EXERCISE INSTRUCTIONS |
Collect every line that includes the string "this".

THE INPUT |
## Start
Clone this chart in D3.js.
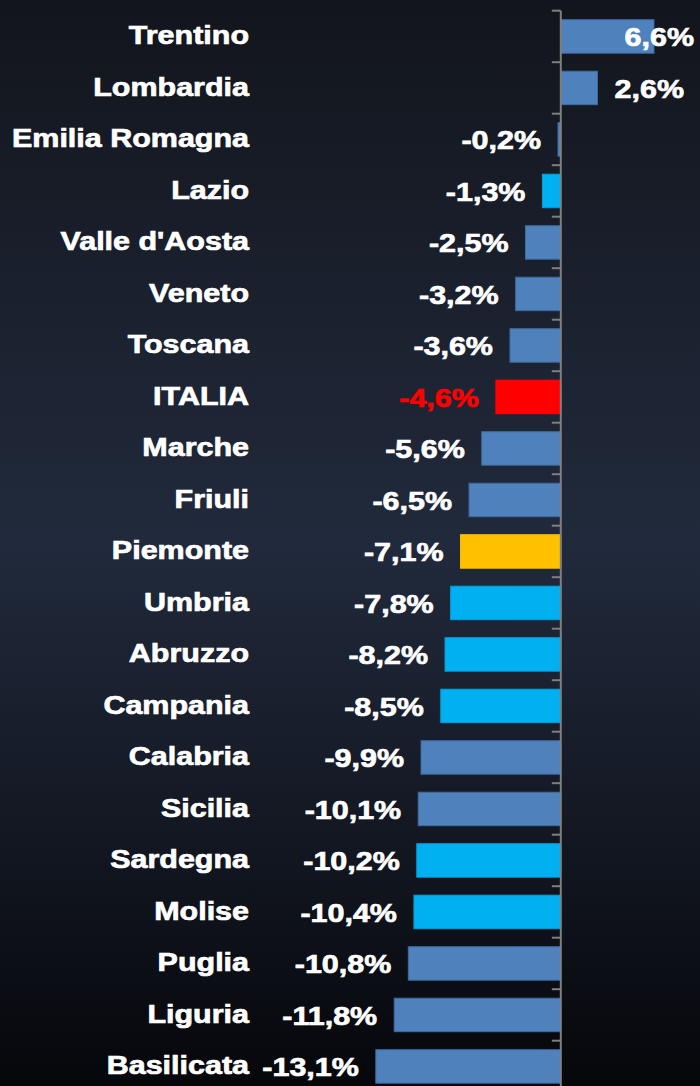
## End
## Start
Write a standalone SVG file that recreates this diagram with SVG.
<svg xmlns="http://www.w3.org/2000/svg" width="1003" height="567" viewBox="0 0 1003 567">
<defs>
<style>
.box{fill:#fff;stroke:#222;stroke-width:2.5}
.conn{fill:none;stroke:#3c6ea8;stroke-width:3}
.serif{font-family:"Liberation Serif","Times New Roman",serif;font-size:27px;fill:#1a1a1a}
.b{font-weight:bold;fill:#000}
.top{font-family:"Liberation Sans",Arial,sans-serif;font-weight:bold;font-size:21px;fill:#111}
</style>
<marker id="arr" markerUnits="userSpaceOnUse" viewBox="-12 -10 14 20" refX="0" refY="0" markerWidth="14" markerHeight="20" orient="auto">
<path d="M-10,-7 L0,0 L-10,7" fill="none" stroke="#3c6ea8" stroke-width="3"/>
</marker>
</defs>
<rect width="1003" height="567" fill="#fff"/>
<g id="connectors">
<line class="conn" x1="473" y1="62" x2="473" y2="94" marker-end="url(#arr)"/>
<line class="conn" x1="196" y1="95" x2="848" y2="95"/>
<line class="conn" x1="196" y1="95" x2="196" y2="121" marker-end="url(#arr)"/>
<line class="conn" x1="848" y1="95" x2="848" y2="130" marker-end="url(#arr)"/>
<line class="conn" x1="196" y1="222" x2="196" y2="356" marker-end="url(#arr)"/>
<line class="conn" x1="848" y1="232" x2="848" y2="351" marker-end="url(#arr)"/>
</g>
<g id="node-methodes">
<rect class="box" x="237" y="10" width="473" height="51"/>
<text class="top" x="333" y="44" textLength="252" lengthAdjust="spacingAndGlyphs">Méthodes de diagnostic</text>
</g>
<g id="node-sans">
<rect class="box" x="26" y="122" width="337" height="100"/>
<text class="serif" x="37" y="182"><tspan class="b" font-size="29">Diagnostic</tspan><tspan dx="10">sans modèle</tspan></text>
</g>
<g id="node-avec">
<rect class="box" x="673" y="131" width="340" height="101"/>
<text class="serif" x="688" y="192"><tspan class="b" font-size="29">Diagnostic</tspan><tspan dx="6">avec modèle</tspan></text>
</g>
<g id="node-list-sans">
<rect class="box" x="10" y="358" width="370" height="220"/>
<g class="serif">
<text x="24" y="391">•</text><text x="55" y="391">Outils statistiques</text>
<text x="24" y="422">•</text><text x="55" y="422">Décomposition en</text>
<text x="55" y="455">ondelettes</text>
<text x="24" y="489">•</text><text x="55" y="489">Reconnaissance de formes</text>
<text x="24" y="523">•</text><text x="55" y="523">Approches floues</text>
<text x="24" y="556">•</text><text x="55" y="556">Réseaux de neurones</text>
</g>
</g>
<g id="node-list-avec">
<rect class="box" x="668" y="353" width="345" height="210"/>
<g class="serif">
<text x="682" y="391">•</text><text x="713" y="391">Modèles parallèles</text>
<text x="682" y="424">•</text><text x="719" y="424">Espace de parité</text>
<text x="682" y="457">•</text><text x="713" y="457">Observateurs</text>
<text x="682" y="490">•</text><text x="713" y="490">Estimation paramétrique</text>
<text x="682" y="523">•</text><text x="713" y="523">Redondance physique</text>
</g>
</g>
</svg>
## End
CORRECT OUTPUT |
Clone this chart in D3.js.
Write a standalone SVG file that recreates this diagram with SVG.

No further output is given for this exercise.